A government spokesperson said more details would be set out in due course. “We are absolutely committed to supporting pensioners and tackling the scar of poverty, despite the dire state of the public finances we have inherited.”

On Tuesday the prime minister will make a major speech setting out his plans for the return of parliament, promising to end “14 years of rot and a decade of decline”.

Speaking to an audience that will include teachers, nurses and businesspeople, Starmer will draw a contrast between his administration and that of Boris Johnson, under which the Downing Street garden was used to host parties during lockdown.
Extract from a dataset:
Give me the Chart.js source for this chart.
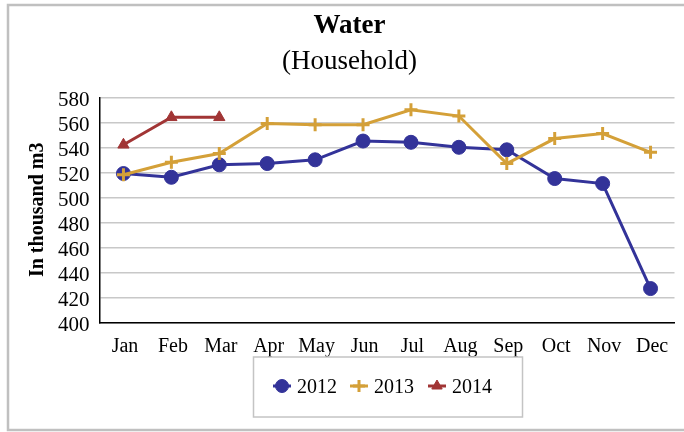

Starmer will say: “Next week, parliament will return. The business of politics will resume, but it will not be business as usual. Because we can’t go on like this any more. No more politics of performance, papering over the cracks, or division and distraction. Things are being done differently now.”

And in an attack on Johnson, he will say: “I wanted to invite you here today to show that the decent, hard-working people who make up the backbone of this country belong here and that this government is for you. A garden and a building that were once used for lockdown-breaking parties are now back in your service.”

Starmer is facing backbench pressure over Reeves’s decision on the winter fuel allowance as well as Conservative attacks on cronyism – including the appointment of Ian Corfield, a Labour donor, as a temporary director at the Treasury. Corfield has since downgraded his role to that of an unpaid adviser.

No 10 is also under pressure to say why it granted a No 10 pass to Waheed Alli, a Labour donor and fundraiser, who went on to host an event in the Downing Street garden with other Labour donors.

Starmer will say on Tuesday: “This government won’t always be perfect, but I promise this: you will be at the heart of our government and in the forefront of our minds, at the centre of everything we do.”

The Labour party chair, Ellie Reeves, said all rules had been followed in relation to donors and denied there was a growing cabinet split over the decision to cut the winter fuel payment. She told Sky News: “This is an incredibly tough decision, and not one that the chancellor wanted to be taking, but it’s because of the economic mess that we’ve inherited from the previous government.

“The cabinet are behind the chancellor on this. This is a decision that’s been taken by the chancellor, with the support of the cabinet. There aren’t splits on this.

“It’s a decision that no one wanted to be in the position to have to make. It’s not something that we wanted to do, but it’s something that is the responsible thing to do because of that £2bn black hole in the country’s finances.”